As it neared an end, Koresh announced that he would observe it for seven more days. Passover was officially at an end, but who could argue? Once again, it was clear that he was in charge.
By this time, it was clear to everyone that it was going to be one thing after another with him. He wrote and sent out several letters over the next few days that indicated he would never surrender or leave voluntarily.
By April 10, it appeared to be time to resume discussions about tear gas, and this time, the argument was presented to the newly-sworn Attorney General Janet Reno. Having only recently taken up the reigns, this was a difficult situation to be in. She asked for information about the gas, in particular whether it was harmful to children. She was assured that it was not.
The FBI wanted to use a substance called chlorobenzylidene malononitrile, or CS gas. They claimed that it was not flammable, but others sources insist that it is highly flammable. Since the FBI did not expect flames to be present, they might have believed there was little real danger. However, inside the compound, to warm things up at night and to read, the group was using kerosene lamps. It seemed reasonable to expect that someone might have thought of that, yet clearly no one did.

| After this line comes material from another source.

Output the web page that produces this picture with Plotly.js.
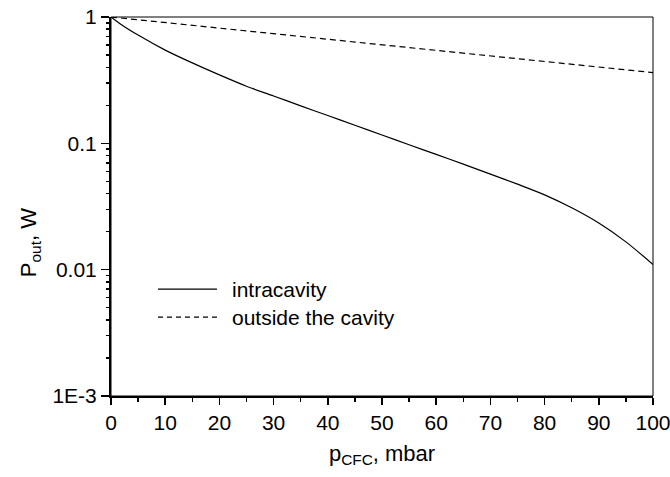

Even as these discussions were underway, there were a few intermittent conversations with Koresh, who offered more of what they called "Bible babble," and negotiations appeared to be stalled. Koresh was now saying that he needed time to write a manuscript on the meaning of the Seven Seals, and he was at work on that now. He asked for supplies to accomplish this, and the FBI sent those in.
He completed it on April 16. Yet still he did not come out. Some of his followers who managed to get out said that he had only completed work on the first seal, while the FBI believed he'd finished the entire manuscript and still resisted them. By that time, they'd had it. They no longer believed any of Koresh's promises.
On April 17, Reno approved the use of CS gas to end the six-week standoff. Apparently she felt that the negotiators had come to an impasse and that the sanitary conditions in the compound were deteriorating. She was thinking of the 23 children still inside. In addition to that, the operation was getting expensive, with no foreseeable end. Tear gas was uncomfortable, but it would not harm anyone. The HRT was instructed to insert it gradually over a period of 48 hours and then be ready to capture people as they emerged. Arrest warrants were obtained for every person known to be inside, and search warrants for the compound were in hand. Teams prepared to wash gas off the children as they emerged and to get them to safety.
On April 18, tanks continued to remove vehicles from the front of the compound. Tension was high, and it was clear that Koresh was upset, especially when they moved his black Camaro. He called the command center and said, "If you don't stop what you're doing, this could be the worst day in law enforcement history."
A sniper with a good view of the compound reported that someone from inside had hung a sign on a window that read, "Flames await." It was an ominous message. The negotiators weren't sure what it meant but they suspected that Koresh had a plan. They were soon to find out.